Rogers also has successfully weathered a major leadership transition over the past year. As president, Girdner succeeded Vic Bell, who had served as president of Rogers Foods for 18 years. When Chilliwack began operations, Rogers’ had as seasoned a team of managers as any milling company in North America. Since then, in addition to Bell, Lew Rossner, and Rudy Bergen, other longtime Rogers executives, retired, and the company’s chief financial officer Brent Henderson died suddenly following a brief illness.

Michele Tepper has been named controller of the Chilliwack business, and Brad Duggan is the mill’s director of sales. Duggan has been with Rogers for seven years.

Another change in recent years has been interaction with Miller Milling Co., Bloomington, Minnesota, U.S. Nisshin acquired Miller Milling in 2012, and Rogers and Miller continue to operate independently.

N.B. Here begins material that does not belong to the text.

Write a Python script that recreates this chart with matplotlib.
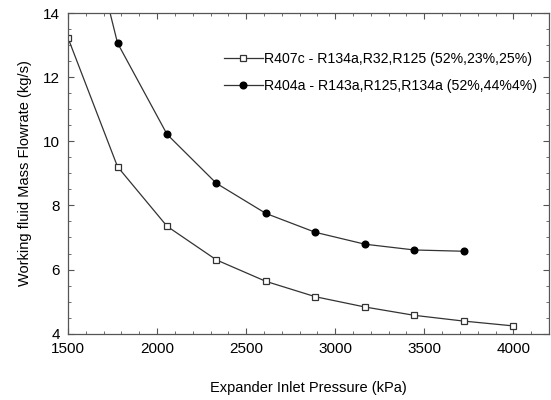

Still, while there was little formal interaction between Rogers and Miller Milling initially, cooperation has expanded steadily through the years, O’Brien said.

“First, it was between the leadership, and then it expanded to sales and then grain,” he said. “With Jeff there (Jeff Thomas, CEO of Miller Milling, formerly vice-president of operations), we are working to cooperate more on the production side.”

The wide range of flours milled at Chilliwack are in addition to the specialty flours milled at the original Rogers flour mill. While the new B unit will mill whole wheat, most of Rogers’ whole wheat production is milled at Armstrong. O’Brien said. He said that overall demand for whole wheat in Canada has flattened, much like the United States.